_RECORDS_
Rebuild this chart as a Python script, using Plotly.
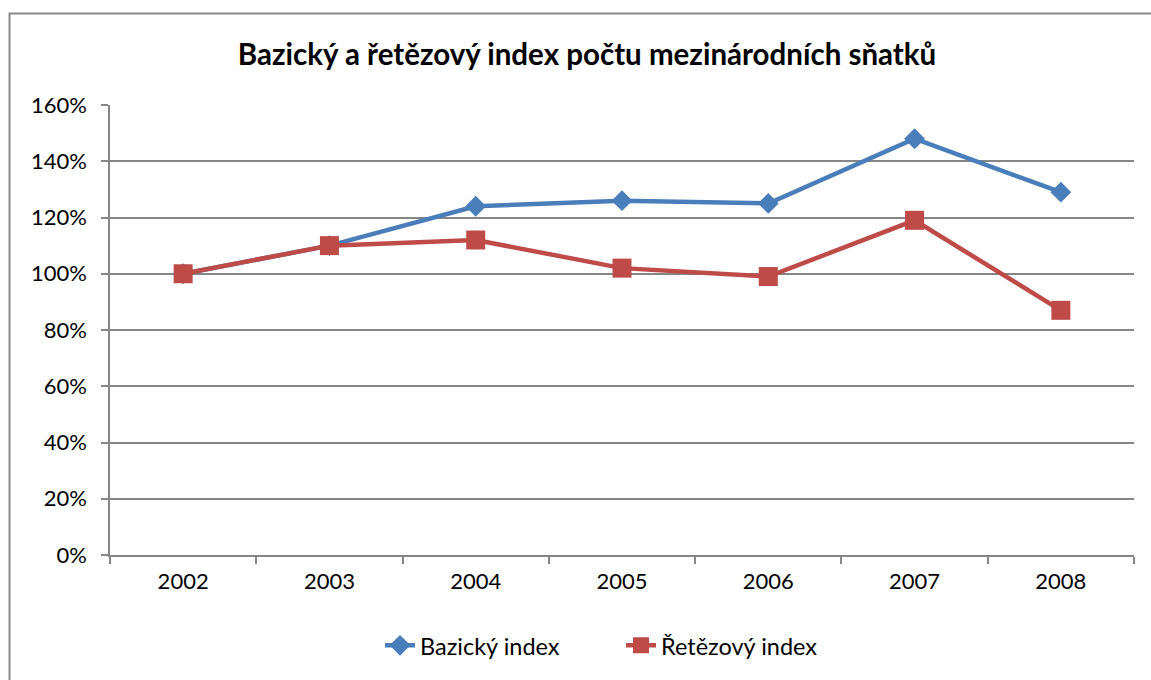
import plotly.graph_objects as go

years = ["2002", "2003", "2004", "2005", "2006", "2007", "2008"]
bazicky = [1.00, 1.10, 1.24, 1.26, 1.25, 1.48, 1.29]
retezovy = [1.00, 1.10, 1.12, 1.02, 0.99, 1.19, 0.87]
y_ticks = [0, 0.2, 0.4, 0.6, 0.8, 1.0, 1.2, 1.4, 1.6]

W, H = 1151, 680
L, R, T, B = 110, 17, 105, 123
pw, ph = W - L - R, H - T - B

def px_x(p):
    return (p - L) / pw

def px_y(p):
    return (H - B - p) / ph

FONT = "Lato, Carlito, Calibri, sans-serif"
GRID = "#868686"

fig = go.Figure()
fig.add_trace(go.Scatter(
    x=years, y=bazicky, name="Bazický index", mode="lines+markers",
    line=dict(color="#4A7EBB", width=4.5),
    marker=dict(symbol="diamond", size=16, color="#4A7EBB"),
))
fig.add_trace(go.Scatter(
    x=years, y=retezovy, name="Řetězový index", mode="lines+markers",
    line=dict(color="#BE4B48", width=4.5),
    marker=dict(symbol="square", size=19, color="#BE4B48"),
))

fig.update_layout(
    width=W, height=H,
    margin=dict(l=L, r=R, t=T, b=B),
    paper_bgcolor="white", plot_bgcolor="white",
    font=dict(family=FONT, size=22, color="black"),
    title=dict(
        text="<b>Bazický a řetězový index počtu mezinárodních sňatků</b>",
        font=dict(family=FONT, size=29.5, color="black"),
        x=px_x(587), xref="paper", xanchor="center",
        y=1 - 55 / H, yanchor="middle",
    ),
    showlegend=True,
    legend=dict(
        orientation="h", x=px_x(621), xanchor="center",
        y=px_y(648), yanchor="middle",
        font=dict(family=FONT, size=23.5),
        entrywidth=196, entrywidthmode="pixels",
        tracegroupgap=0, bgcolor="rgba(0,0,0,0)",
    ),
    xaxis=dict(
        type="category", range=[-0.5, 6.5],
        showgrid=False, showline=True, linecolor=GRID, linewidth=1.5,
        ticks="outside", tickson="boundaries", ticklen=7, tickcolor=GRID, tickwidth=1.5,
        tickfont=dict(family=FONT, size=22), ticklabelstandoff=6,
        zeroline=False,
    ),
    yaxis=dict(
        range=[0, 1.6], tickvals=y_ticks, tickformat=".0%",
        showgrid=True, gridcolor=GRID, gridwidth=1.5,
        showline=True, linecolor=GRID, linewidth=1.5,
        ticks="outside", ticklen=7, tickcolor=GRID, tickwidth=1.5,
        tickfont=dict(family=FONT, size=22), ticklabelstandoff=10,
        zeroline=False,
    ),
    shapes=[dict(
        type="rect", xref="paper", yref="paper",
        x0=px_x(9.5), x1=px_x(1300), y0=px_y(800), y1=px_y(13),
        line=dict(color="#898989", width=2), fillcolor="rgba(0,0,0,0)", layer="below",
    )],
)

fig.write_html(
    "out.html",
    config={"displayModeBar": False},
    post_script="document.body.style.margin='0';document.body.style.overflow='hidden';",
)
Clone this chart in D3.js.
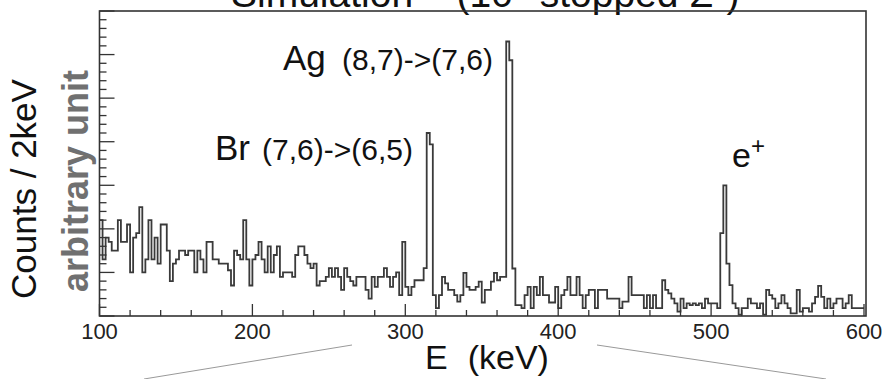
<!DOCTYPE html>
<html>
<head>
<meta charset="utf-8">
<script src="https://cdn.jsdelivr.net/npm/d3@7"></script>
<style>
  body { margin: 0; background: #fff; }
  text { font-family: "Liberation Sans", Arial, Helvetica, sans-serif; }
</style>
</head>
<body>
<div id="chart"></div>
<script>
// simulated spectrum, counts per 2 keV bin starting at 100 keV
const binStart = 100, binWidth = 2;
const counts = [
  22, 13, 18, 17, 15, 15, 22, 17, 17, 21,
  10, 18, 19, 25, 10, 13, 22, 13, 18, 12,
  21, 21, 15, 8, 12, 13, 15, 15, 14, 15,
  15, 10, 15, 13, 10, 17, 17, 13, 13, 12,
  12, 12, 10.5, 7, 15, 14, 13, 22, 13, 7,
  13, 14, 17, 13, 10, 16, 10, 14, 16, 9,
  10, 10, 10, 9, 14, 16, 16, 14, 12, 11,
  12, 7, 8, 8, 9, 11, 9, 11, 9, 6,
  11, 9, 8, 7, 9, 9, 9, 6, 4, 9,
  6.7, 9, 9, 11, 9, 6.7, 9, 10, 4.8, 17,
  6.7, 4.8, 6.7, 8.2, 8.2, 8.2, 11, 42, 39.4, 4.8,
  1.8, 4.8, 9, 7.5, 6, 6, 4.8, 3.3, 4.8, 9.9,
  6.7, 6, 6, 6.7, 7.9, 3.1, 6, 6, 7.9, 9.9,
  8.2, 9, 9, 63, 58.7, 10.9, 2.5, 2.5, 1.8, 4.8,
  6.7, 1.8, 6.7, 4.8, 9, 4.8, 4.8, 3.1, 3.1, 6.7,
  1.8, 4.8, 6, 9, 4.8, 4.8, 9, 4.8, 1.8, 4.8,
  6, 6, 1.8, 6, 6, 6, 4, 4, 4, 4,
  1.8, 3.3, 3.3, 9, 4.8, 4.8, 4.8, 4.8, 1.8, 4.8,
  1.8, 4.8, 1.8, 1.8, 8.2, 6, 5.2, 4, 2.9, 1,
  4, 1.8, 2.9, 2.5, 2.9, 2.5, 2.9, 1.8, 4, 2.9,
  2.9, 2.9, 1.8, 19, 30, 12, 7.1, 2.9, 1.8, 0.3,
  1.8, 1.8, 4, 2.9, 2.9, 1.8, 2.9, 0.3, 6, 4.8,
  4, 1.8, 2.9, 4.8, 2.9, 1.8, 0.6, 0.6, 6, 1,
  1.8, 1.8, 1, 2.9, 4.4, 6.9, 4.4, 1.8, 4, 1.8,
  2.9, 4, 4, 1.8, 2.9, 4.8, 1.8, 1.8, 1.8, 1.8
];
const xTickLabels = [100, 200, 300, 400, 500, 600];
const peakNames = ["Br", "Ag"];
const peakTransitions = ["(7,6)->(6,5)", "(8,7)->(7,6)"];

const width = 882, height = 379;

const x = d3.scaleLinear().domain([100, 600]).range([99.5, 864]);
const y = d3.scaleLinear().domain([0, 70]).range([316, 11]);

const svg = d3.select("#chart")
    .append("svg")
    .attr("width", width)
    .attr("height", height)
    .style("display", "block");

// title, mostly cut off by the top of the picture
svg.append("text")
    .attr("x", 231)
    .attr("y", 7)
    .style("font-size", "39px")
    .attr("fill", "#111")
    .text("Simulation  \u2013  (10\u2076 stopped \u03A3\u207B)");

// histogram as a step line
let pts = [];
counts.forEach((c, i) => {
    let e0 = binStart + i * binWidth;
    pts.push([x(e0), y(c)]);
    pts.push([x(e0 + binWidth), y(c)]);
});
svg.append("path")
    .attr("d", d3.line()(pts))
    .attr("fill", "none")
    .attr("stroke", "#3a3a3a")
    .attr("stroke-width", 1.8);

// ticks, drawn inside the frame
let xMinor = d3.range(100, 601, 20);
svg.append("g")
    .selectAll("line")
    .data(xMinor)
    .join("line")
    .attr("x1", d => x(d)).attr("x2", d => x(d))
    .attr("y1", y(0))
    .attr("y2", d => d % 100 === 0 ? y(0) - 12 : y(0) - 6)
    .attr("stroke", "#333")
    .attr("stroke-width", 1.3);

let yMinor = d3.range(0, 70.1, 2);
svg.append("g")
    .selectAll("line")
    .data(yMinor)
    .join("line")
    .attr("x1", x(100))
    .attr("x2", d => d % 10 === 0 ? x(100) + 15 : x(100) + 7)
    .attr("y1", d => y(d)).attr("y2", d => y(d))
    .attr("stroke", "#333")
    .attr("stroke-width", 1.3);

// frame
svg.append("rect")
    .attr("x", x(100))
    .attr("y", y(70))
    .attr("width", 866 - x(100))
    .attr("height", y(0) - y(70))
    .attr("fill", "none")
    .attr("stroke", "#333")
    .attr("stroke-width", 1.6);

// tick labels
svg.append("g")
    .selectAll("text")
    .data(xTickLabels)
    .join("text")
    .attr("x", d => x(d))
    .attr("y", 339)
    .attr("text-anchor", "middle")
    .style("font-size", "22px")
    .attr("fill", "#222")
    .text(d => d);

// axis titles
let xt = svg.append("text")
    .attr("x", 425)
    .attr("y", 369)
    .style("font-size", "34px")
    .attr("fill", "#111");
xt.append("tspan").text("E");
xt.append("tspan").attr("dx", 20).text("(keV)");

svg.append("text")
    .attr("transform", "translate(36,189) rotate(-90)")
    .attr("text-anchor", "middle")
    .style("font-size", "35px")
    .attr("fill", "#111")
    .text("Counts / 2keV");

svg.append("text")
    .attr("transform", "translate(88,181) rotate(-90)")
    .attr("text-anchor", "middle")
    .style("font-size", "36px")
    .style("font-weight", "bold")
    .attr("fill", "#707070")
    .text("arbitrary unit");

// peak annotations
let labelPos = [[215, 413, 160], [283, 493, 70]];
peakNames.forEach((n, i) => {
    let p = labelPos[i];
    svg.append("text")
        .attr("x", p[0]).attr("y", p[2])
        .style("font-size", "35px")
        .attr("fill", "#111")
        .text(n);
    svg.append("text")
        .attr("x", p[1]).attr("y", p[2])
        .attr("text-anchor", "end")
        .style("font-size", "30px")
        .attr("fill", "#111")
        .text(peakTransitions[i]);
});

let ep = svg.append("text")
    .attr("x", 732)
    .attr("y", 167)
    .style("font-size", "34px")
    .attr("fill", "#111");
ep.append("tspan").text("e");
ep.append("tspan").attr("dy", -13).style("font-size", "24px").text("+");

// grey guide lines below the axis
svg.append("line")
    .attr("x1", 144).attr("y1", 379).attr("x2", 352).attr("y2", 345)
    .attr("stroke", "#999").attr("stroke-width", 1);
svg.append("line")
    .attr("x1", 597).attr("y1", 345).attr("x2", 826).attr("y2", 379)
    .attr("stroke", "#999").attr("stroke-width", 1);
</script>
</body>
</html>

_THE REQUEST_
Leave the pictures out and please restate exactly the lines running from the start of the material through the one with "import plotly.graph_objects as go".

_FINISHED ANSWER_
Rebuild this chart as a Python script, using Plotly.
import plotly.graph_objects as go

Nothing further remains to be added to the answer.